- **Task to complete**
All the data below goes into the copy word for word, but the pictures don't.

━━━━━━━━

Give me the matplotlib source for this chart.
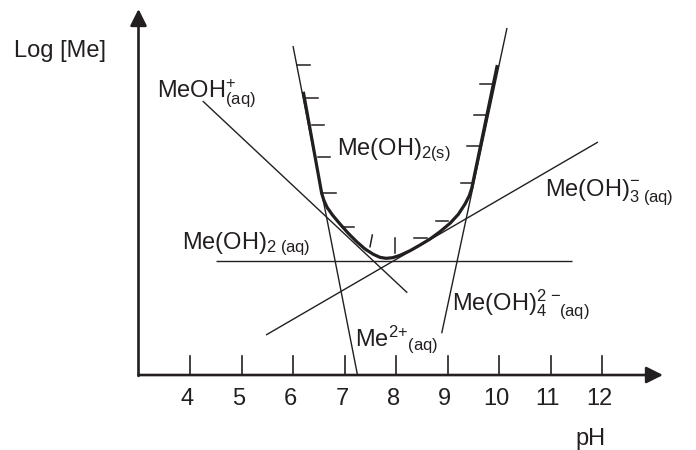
import matplotlib
matplotlib.use("Agg")
import matplotlib.pyplot as plt
import numpy as np

plt.rcParams['font.family'] = ['Liberation Sans', 'DejaVu Sans']
plt.rcParams['mathtext.fontset'] = 'custom'
plt.rcParams['mathtext.rm'] = 'Liberation Sans'
plt.rcParams['mathtext.it'] = 'Liberation Sans:italic'
plt.rcParams['mathtext.bf'] = 'Liberation Sans:bold'

# ---- data (pH, log[Me] in arbitrary units) ----
ph_ticks = [4, 5, 6, 7, 8, 9, 10, 11, 12]
tick_labels = ['4', '5', '6', '7', '8', '9', '10', '11', '12']

me2_ph = [6.00, 7.252]
me2_log = [6.388, 0.0]
meoh_ph = [4.247, 8.219]
meoh_log = [5.320, 1.598]
meoh3_ph = [5.476, 11.922]
meoh3_log = [0.777, 4.524]
meoh2aq_ph = [4.505, 11.423]
meoh2aq_log = [2.223, 2.223]
meoh4_ph = [8.887, 10.155]
meoh4_log = [0.810, 6.738]

# solubility curve of Me(OH)2(s)
sol_ph = [6.200, 6.557, 6.602, 6.666, 6.771, 6.913, 7.074, 7.237, 7.398, 7.559, 7.689,
          7.806, 7.936, 8.078, 8.272, 8.466, 8.660, 8.854, 9.049, 9.210, 9.340, 9.423,
          9.470, 9.967]
sol_log = [5.501, 3.528, 3.384, 3.249, 3.101, 2.932, 2.751, 2.588, 2.447, 2.344, 2.285,
           2.266, 2.278, 2.324, 2.414, 2.524, 2.641, 2.783, 2.946, 3.120, 3.320, 3.482,
           3.625, 6.019]

# hatch marks of the solid region
hatch_left_ph = [6.083, 6.233, 6.363, 6.480, 6.588, 6.946]
hatch_left_log = [6.019, 5.384, 4.854, 4.227, 3.534, 2.880]
hatch_right_ph = [8.596, 9.016, 9.501, 9.631, 9.748, 9.878]
hatch_right_log = [2.654, 2.996, 3.722, 4.447, 5.043, 5.645]
hatch_mid = [((7.495, 2.491), (7.540, 2.718)), ((7.981, 2.375), (7.981, 2.654))]

INK = '#231f20'
FS = 17

fig = plt.figure(figsize=(6.96, 4.50), dpi=100)
ax = fig.add_axes([0, 0, 1, 1])
ax.set_xlim(0.3107, 13.825)
ax.set_ylim(-1.456, 7.282)
ax.axis('off')

# axes with arrows
ax.annotate('', xy=(13.184, 0), xytext=(3.0, 0),
            arrowprops=dict(arrowstyle='-|>,head_length=1.0,head_width=0.5', lw=1.9,
                            color=INK, mutation_scale=10, shrinkA=0, shrinkB=0))
ax.annotate('', xy=(3.0, 7.107), xytext=(3.0, -0.018),
            arrowprops=dict(arrowstyle='-|>,head_length=1.0,head_width=0.5', lw=1.9,
                            color=INK, mutation_scale=10, shrinkA=0, shrinkB=0))
for p, lab in zip(ph_ticks, tick_labels):
    ax.plot([p, p], [0, 0.369], color=INK, lw=1.2)
    ax.text(p - 0.05, -0.466, lab, ha='center', va='center', fontsize=FS, color=INK)

# species lines
lw_thin = 1.0
for xs, ys in [(me2_ph, me2_log), (meoh_ph, meoh_log), (meoh3_ph, meoh3_log),
               (meoh2aq_ph, meoh2aq_log), (meoh4_ph, meoh4_log)]:
    ax.plot(xs, ys, color=INK, lw=lw_thin, solid_capstyle='butt')

# solubility curve
ax.plot(sol_ph, sol_log, color=INK, lw=2.3, solid_joinstyle='round', solid_capstyle='butt')

# hatching
dash = 0.243
for x, y in zip(hatch_left_ph, hatch_left_log):
    ax.plot([x, x + dash], [y, y], color=INK, lw=1.1)
for x, y in zip(hatch_right_ph, hatch_right_log):
    ax.plot([x - dash, x], [y, y], color=INK, lw=1.1)
for (a, b) in hatch_mid:
    ax.plot([a[0], b[0]], [a[1], b[1]], color=INK, lw=1.1)

# labels
tk = dict(fontsize=FS, color=INK, ha='left', va='baseline')
ax.text(0.583, 6.169, 'Log [Me]', **tk)
ax.text(3.359, 5.392, r'MeOH$^{+}_{(\mathrm{aq})}$', **tk)
ax.text(6.860, 4.272, r'Me(OH)$_{2(\mathrm{s})}$', **tk)
ax.text(10.893, 3.495, r'Me(OH)$^{-}_{3\ (\mathrm{aq})}$', **tk)
ax.text(3.839, 2.447, r'Me(OH)$_{2\ (\mathrm{aq})}$', **tk)
ax.text(9.082, 1.262, r'Me(OH)$^{2\,-}_{4\ \ \ (\mathrm{aq})}$', **tk)
ax.text(7.204, 0.563, r'Me$^{2{+}}$$_{(\mathrm{aq})}$', **tk)
ax.text(11.781, -1.25, 'pH', fontsize=FS, color=INK, ha='center', va='center')

fig.savefig('out.png', dpi=100)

━━━━━━━━

- **Answer to the task**
Give me the matplotlib source for this chart.
import matplotlib
matplotlib.use("Agg")
import matplotlib.pyplot as plt
import numpy as np

plt.rcParams['font.family'] = ['Liberation Sans', 'DejaVu Sans']
plt.rcParams['mathtext.fontset'] = 'custom'
plt.rcParams['mathtext.rm'] = 'Liberation Sans'
plt.rcParams['mathtext.it'] = 'Liberation Sans:italic'
plt.rcParams['mathtext.bf'] = 'Liberation Sans:bold'

# ---- data (pH, log[Me] in arbitrary units) ----
ph_ticks = [4, 5, 6, 7, 8, 9, 10, 11, 12]
tick_labels = ['4', '5', '6', '7', '8', '9', '10', '11', '12']

me2_ph = [6.00, 7.252]
me2_log = [6.388, 0.0]
meoh_ph = [4.247, 8.219]
meoh_log = [5.320, 1.598]
meoh3_ph = [5.476, 11.922]
meoh3_log = [0.777, 4.524]
meoh2aq_ph = [4.505, 11.423]
meoh2aq_log = [2.223, 2.223]
meoh4_ph = [8.887, 10.155]
meoh4_log = [0.810, 6.738]

# solubility curve of Me(OH)2(s)
sol_ph = [6.200, 6.557, 6.602, 6.666, 6.771, 6.913, 7.074, 7.237, 7.398, 7.559, 7.689,
          7.806, 7.936, 8.078, 8.272, 8.466, 8.660, 8.854, 9.049, 9.210, 9.340, 9.423,
          9.470, 9.967]
sol_log = [5.501, 3.528, 3.384, 3.249, 3.101, 2.932, 2.751, 2.588, 2.447, 2.344, 2.285,
           2.266, 2.278, 2.324, 2.414, 2.524, 2.641, 2.783, 2.946, 3.120, 3.320, 3.482,
           3.625, 6.019]

# hatch marks of the solid region
hatch_left_ph = [6.083, 6.233, 6.363, 6.480, 6.588, 6.946]
hatch_left_log = [6.019, 5.384, 4.854, 4.227, 3.534, 2.880]
hatch_right_ph = [8.596, 9.016, 9.501, 9.631, 9.748, 9.878]
hatch_right_log = [2.654, 2.996, 3.722, 4.447, 5.043, 5.645]
hatch_mid = [((7.495, 2.491), (7.540, 2.718)), ((7.981, 2.375), (7.981, 2.654))]

INK = '#231f20'
FS = 17

fig = plt.figure(figsize=(6.96, 4.50), dpi=100)
ax = fig.add_axes([0, 0, 1, 1])
ax.set_xlim(0.3107, 13.825)
ax.set_ylim(-1.456, 7.282)
ax.axis('off')

# axes with arrows
ax.annotate('', xy=(13.184, 0), xytext=(3.0, 0),
            arrowprops=dict(arrowstyle='-|>,head_length=1.0,head_width=0.5', lw=1.9,
                            color=INK, mutation_scale=10, shrinkA=0, shrinkB=0))
ax.annotate('', xy=(3.0, 7.107), xytext=(3.0, -0.018),
            arrowprops=dict(arrowstyle='-|>,head_length=1.0,head_width=0.5', lw=1.9,
                            color=INK, mutation_scale=10, shrinkA=0, shrinkB=0))
for p, lab in zip(ph_ticks, tick_labels):
    ax.plot([p, p], [0, 0.369], color=INK, lw=1.2)
    ax.text(p - 0.05, -0.466, lab, ha='center', va='center', fontsize=FS, color=INK)

# species lines
lw_thin = 1.0
for xs, ys in [(me2_ph, me2_log), (meoh_ph, meoh_log), (meoh3_ph, meoh3_log),
               (meoh2aq_ph, meoh2aq_log), (meoh4_ph, meoh4_log)]:
    ax.plot(xs, ys, color=INK, lw=lw_thin, solid_capstyle='butt')

# solubility curve
ax.plot(sol_ph, sol_log, color=INK, lw=2.3, solid_joinstyle='round', solid_capstyle='butt')

# hatching
dash = 0.243
for x, y in zip(hatch_left_ph, hatch_left_log):
    ax.plot([x, x + dash], [y, y], color=INK, lw=1.1)
for x, y in zip(hatch_right_ph, hatch_right_log):
    ax.plot([x - dash, x], [y, y], color=INK, lw=1.1)
for (a, b) in hatch_mid:
    ax.plot([a[0], b[0]], [a[1], b[1]], color=INK, lw=1.1)

# labels
tk = dict(fontsize=FS, color=INK, ha='left', va='baseline')
ax.text(0.583, 6.169, 'Log [Me]', **tk)
ax.text(3.359, 5.392, r'MeOH$^{+}_{(\mathrm{aq})}$', **tk)
ax.text(6.860, 4.272, r'Me(OH)$_{2(\mathrm{s})}$', **tk)
ax.text(10.893, 3.495, r'Me(OH)$^{-}_{3\ (\mathrm{aq})}$', **tk)
ax.text(3.839, 2.447, r'Me(OH)$_{2\ (\mathrm{aq})}$', **tk)
ax.text(9.082, 1.262, r'Me(OH)$^{2\,-}_{4\ \ \ (\mathrm{aq})}$', **tk)
ax.text(7.204, 0.563, r'Me$^{2{+}}$$_{(\mathrm{aq})}$', **tk)
ax.text(11.781, -1.25, 'pH', fontsize=FS, color=INK, ha='center', va='center')

fig.savefig('out.png', dpi=100)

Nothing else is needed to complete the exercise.